On Thu, Nov 2, 2023 at 10:12 AM Pasha Tatashin
<pasha.tatashin@xxxxxxxxxx> wrote:
>
> > > Wei, noticed that all other fields in /proc/meminfo are part of
> > > MemTotal, but this new field may be not (depending where struct pages
> >
> > I could have sworn that I pointed that out in a previous version and
> > requested to document that special case in the patch description. :)
>
> Sounds, good we will document that parts of per-page may not be part
> of MemTotal.

But this still doesn't answer how we can use the new PageMetadata
field to help break down the runtime kernel overhead within MemUsed
(MemTotal - MemFree).

> > > are allocated), so what would be the best way to export page metadata
> > > without redefining MemTotal? Keep the new field in /proc/meminfo but
> > > be ok that it is not part of MemTotal or do two counters? If we do two
> > > counters, we will still need to keep one that is a buddy allocator in
> > > /proc/meminfo and the other one somewhere outside?
> >

I think the simplest thing to do now is to only report the buddy
allocations of per-page metadata in meminfo. The meaning of the new
counter is easier to understand and consistent with MemTotal and other
fields in meminfo.

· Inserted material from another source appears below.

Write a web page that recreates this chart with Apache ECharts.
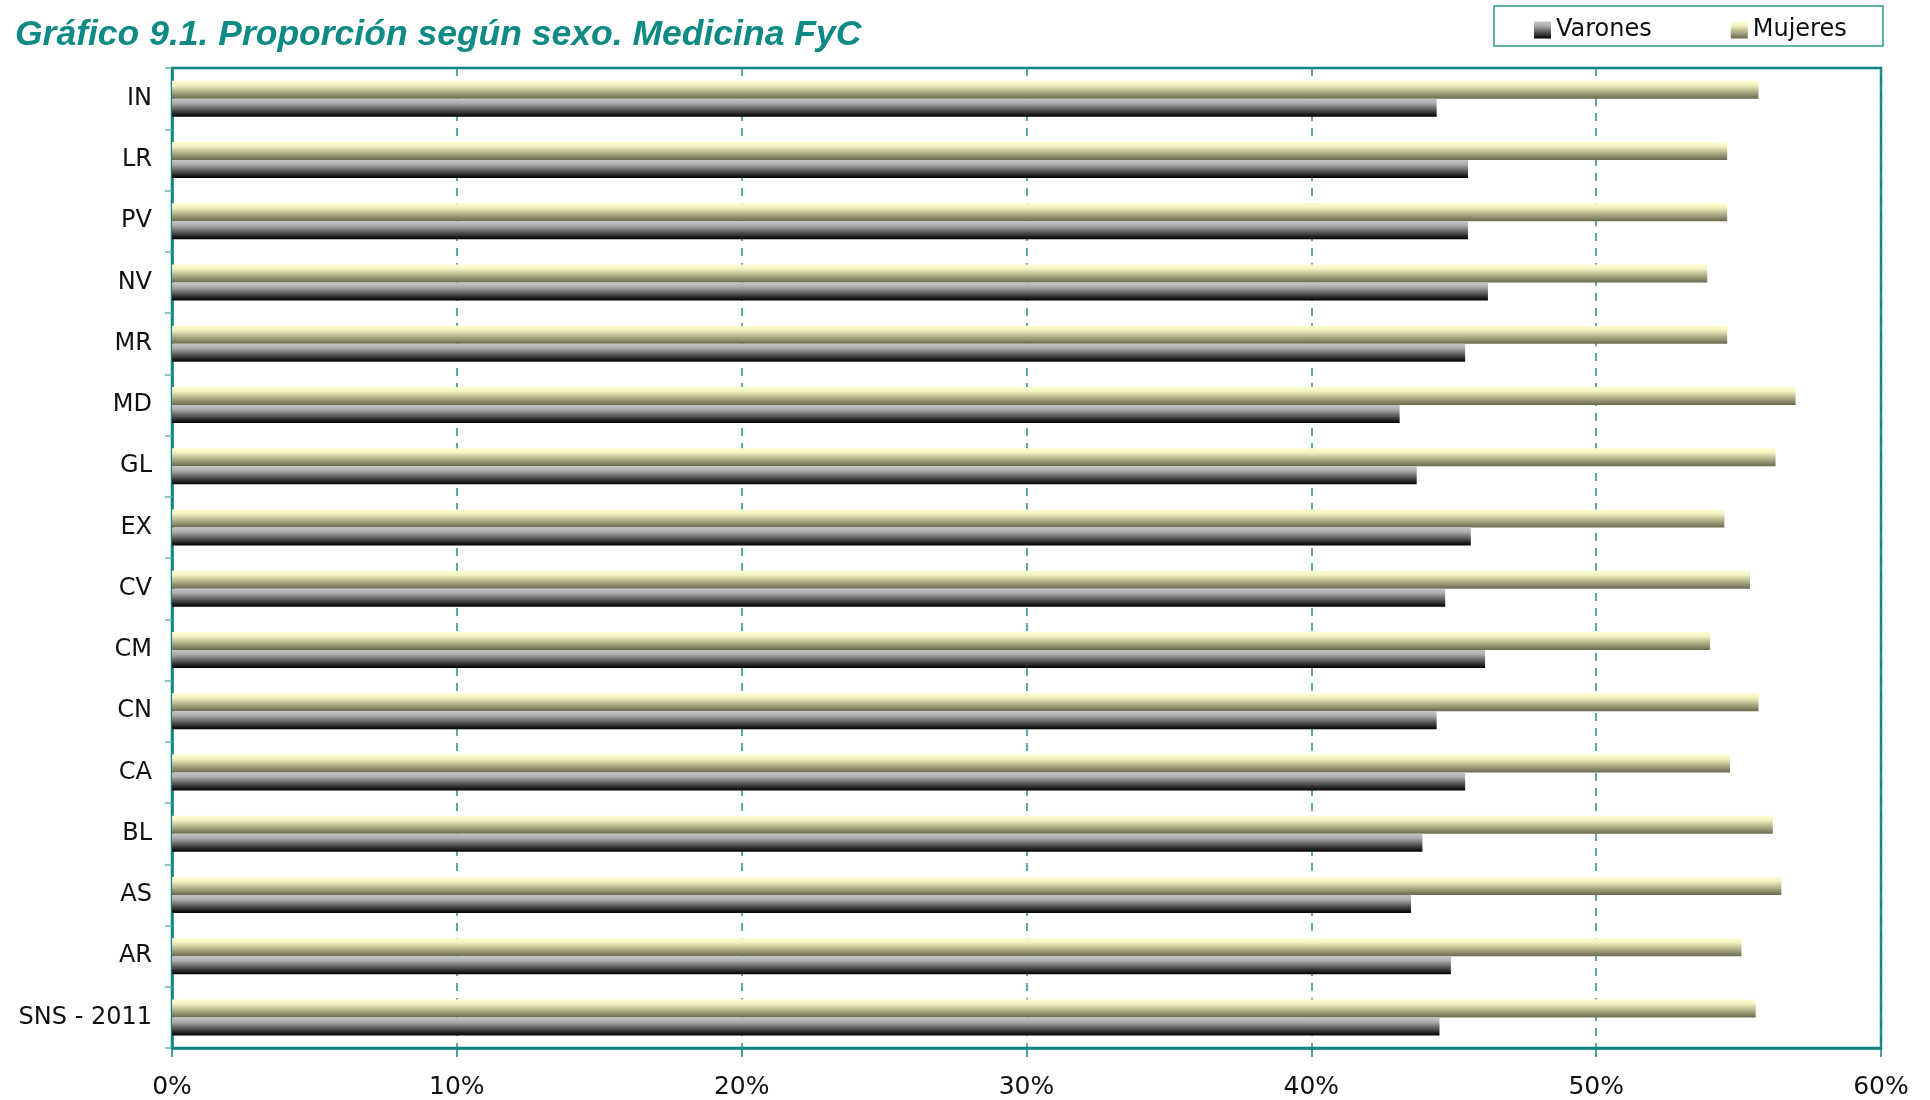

Its implementation can also be greatly simplified
and we don't need to handle the other special cases, either, e.g.
pagemeta allocated from DAX devices.

> > IMHO, we should just leave MemTotal alone ("memory managed by the buddy
> > that could actually mostly get freed up and reused -- although that's
> > not completely true") and have a new counter that includes any system
> > memory (MemSystem? but as we learned, as separate files), including most
> > memblock allocations/reservations as well (metadata, early pagetables,
> > initrd, kernel, ...).
> >
> > The you would actually know how much memory the system is using
> > (exclusing things like crashmem, mem=, ...).
> >
> > That part is tricky, though -- I recall there are memblock reservations
> > that are similar to the crashkernel -- which is why the current state is
> > to account memory when it's handed to the buddy under MemTotal -- which
> > is straight forward and simply.
>
> It may be simplified if we define MemSystem as all the usable memory
> provided by firmware to Linux kernel.
> For BIOS it would be the "usable" ranges in the original e820 memory
> list before it's been modified by the kernel based on the parameters.
>
> For device-tree architectures, it would be the memory binding provided
> by the original device tree from the firmware.
>
> Pasha